Like any legal system, the Patent system is good, but is it good enough? This one case is calling for visibility, but one case does not a change make. If we go back to 2013 we see the following in Forbes (at http://www.forbes.com/sites/toddhixon/2013/10/04/for-most-small-companies-patents-are-just-about-worthless/). “But, TechCo will need to use a lot of other technology to build and deliver a complete product, e.g., the product design might be protected by a patent, but the manufacturing process might be subject to another company’s “blocking” patent“. Here is the kicker, there has been a lot of noise on how large corporations have the ability to block others. If we accept Business Insider (at http://www.businessinsider.com.au/chart-of-the-day-the-totally-useless-patent-wars-2014-10) “In other words, based on patent cases brought to court by Apple, Samsung, Microsoft, Nokia, Motorola, and a host of others, litigation is, more often than not, a serious waste of time and money for all parties involved“. The question is, should the system change? Because these big boys are in disagreement, does not mean that the system should just fall away. Are these patent cases valid to begin with? If we look at the quote “As it turns out, only 20 or the 222 patent assertions (9%) were able to establish liability, but even in that small sample, only 10 of those 20 cases resulted in “lasting injunctive relief.” Mueller says that number would be even smaller if “the patents underlying Nokia’s German injunctions against HTC had come to judgment in the Federal Patent Court.”“. My question is that if the numbers are this skewed, why take it to court in the first place? What was the tactic behind it? Delay? A mere pissing contest or was this about satisfying the need for additional costs? I have no idea, but the result data speaks for itself. Is the score so impressive that pursuing a 10% chance is essential, worth the effort or it is something else?
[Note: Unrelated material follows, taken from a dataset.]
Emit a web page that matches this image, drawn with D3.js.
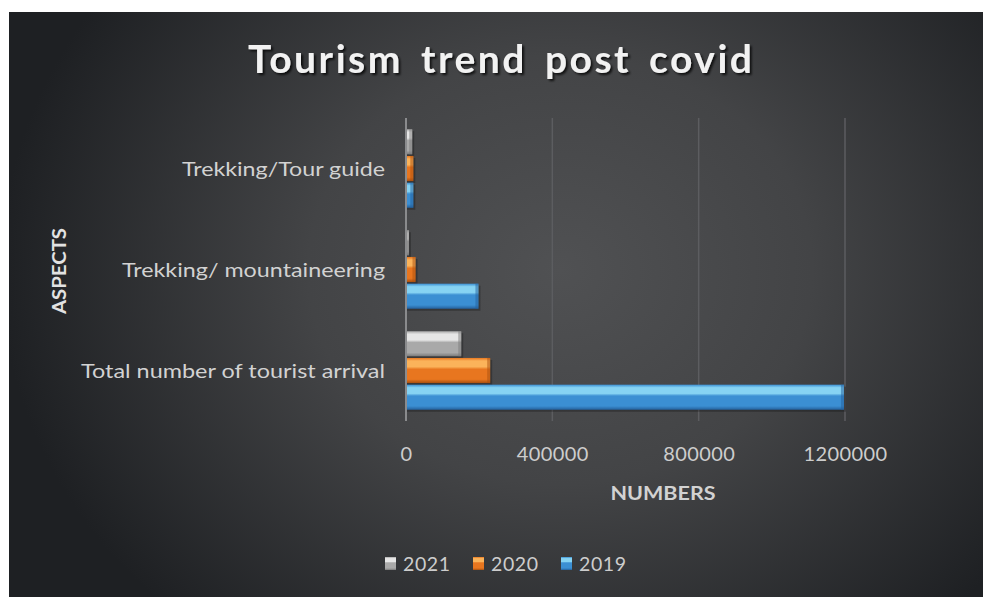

I do not proclaim to have the answer, but the questions are not getting asked, moreover, the press at large have all quoted Apple on their ‘indignation’, but answer me this, how many papers gave any view, brought any decent quotes from Brad Caldwell apart from the one liner victory? In addition, when we see Reuters (at http://www.reuters.com/article/2015/02/25/us-ip-apple-verdict-idUSKBN0LT0E720150225), the quote “Apple, which said it would appeal, said the outcome was another reason reform was needed in the patent system to curb litigation by companies that don’t make products themselves“, that sounds nice in theory, but that leaves only the large companies in charge of it all, it takes out the small innovators whilst large corporations are left choking those small innovators for a mere tuppence to get complete control. Patents were never designed to give power to the manufacturers, they were an exclusive rights granted by a sovereign state to an inventor or assignee for a limited period of time in exchange for detailed public disclosure of an invention. However, as the world became all about shore term goals and iterative exploitation, in that regard patents are a massive impropriety to the need of large corporations.

Time will tell what direction the legal industry makes, for now, as Apple and Google are so about non tax accountability, the danger of actual change remains not too large (only for now).